The WNBA has also successfully restarted amid the pandemic, although they have admittedly seen a bumpier road than the NWSL. The WNBA bubble is in Bradenton, Florida at the IMG Academy, a boarding school known for its serious athletics program. Like with all well-constructed bubbles, no one is allowed in or out. The WNBA players are tested regularly and everyone is required to report their temperature daily with the thermometer they received upon arrival. PPE was provided and all players were tested before and immediately upon entering the bubble. There were some initial hiccups, though not with the virus; rather, the lack of accommodations. While the NBA players were staying at a pristine Disney resort in Orlando, in early July many WNBA players posted videos and comments about bad living conditions including suspect food, lots of rat and bug traps, and even a worm. It does seem that most of these issues have been addressed by now, as every player’s request to change living spaces was granted, and many players saw the food quality go up after they had more regular meals following the initial quarantine. These initial inferior living conditions are proof that players in the WNBA are not afforded the same opportunities as those in the NBA. While this is due in part to the NBA taking in significantly more revenue, the proportion of league revenue to player salary is worse in the WNBA and there are a multitude of other unfair roadblocks preventing the WNBA players from reaching a level of equality with their male counterparts.

Another, more serious issue that has been raised is player injury. Connecticut Sun head coach Curt Miller said, “What we’re asking these players to do, and play every other day, is so contrary to putting their health first. We’re doing such a good job to keep them safe from COVID, but we’re putting them in such a tough situation to stay healthy, because it is so hard on their bodies.” Due to everything getting delayed by the virus, leagues have had to condense their schedules, often increasing the volume of games played in the abbreviated stretch. Professional athletes are already constantly training and working themselves to their absolute limits. When you add more practices or have games more often, injuries will go up accordingly. The MLB had a similar problem, as lots of pitchers injured themselves early on, possibly due to the shortened spring training and lack of time to fully prepare for real games. This is concerning, but the season has still chugged along despite the injury increase. 

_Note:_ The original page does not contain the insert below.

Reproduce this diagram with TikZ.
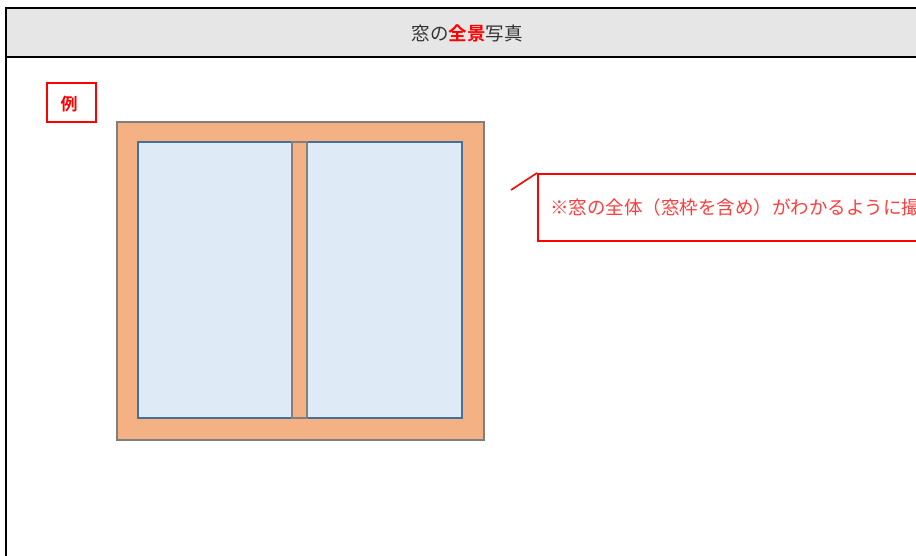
\documentclass[tikz,border=0pt]{standalone}
\usepackage{fontspec}
\setmainfont{Noto Sans CJK JP}
\newfontfamily\jpbold{Noto Sans CJK JP Bold}
\definecolor{hdrgray}{HTML}{E6E6E6}
\definecolor{frameorange}{HTML}{F4B183}
\definecolor{framegray}{HTML}{7F7F7F}
\definecolor{panefill}{HTML}{DEEAF6}
\definecolor{paneblue}{HTML}{41719C}
\definecolor{titlegray}{HTML}{333333}
\definecolor{notered}{HTML}{FF3B3B}
\tikzset{
  panebox/.style={draw=paneblue, line width=1.8pt, fill=panefill},
  mullionbox/.style={draw=framegray, line width=1.6pt, fill=frameorange},
  redbox/.style={draw=red, line width=1.8pt},
}
\begin{document}
\begin{tikzpicture}[x=1pt,y=-1pt]
\useasboundingbox (0,0) rectangle (916,556);
\clip (0,0) rectangle (916,556);
% header
\fill[hdrgray] (6,8) rectangle (940,57);
\draw[line width=2.6pt] (6,580) -- (6,8) -- (940,8);
\draw[line width=2.6pt] (6,57) -- (940,57);
\node[text=titlegray, font=\fontsize{18.5}{20}\selectfont, inner sep=0pt] (title) at (467,33)
  {窓の{\jpbold\color{red}全景}写真};
% example label
\node[redbox, minimum width=49pt, minimum height=39pt, inner sep=0pt] (rei) at (71.5,102.5) {};
\node[text=red, font=\jpbold\fontsize{17}{18}\selectfont, inner sep=0pt] (reitext) at (69,104.5) {例};
% window
\node[draw=framegray, line width=1.8pt, fill=frameorange, minimum width=367pt, minimum height=318pt, inner sep=0pt] (window) at (300.5,281) {};
\node[panebox, minimum width=154pt, minimum height=276pt, inner sep=0pt] (leftpane) at (215,280) {};
\node[panebox, minimum width=155pt, minimum height=276pt, inner sep=0pt] (rightpane) at (384.5,280) {};
\node[mullionbox, minimum width=15pt, minimum height=276pt, inner sep=0pt] (mullion) at (299.5,280) {};
% callout
\node[draw=red, line width=1.6pt, minimum width=420pt, minimum height=67pt, inner sep=0pt, anchor=north west] (note) at (537,173) {};
\node[text=notered, font=\fontsize{18.5}{20}\selectfont, anchor=west, inner sep=0pt] (notetext) at (550,207)
  {{\jpbold ※}窓の全体（窓枠を含め）がわかるように撮};
\coordinate (tail) at (511,190);
\draw[red, line width=1.6pt] (tail) -- (note.north west);
\end{tikzpicture}
\end{document}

The WNBA and the NWSL provide more proof that bubbles are the best option for a return to sports. Not only should other leagues consider bubbles more strongly, but potentially other businesses or areas of the country too (colleges, I’m looking at you; Vassar has definitely had more success than non-bubble colleges so far). But just as important as having a good bubble plan, is the execution of that plan. The NWSL showed that if you don’t mess around with people who are breaking the rules, not only do you reduce the future likelihood of defectors (the NWSL hasn’t had an outbreak akin to the Orlando Pride’s since), but it also lowers the risk of getting shut down—imagine if the Orlando Pride had been allowed to mingle with the other teams. We have seen pretty much every professional sports league in the country attempt a return. Now let’s apply what we’ve learned to other sports leagues and gatherings as a whole.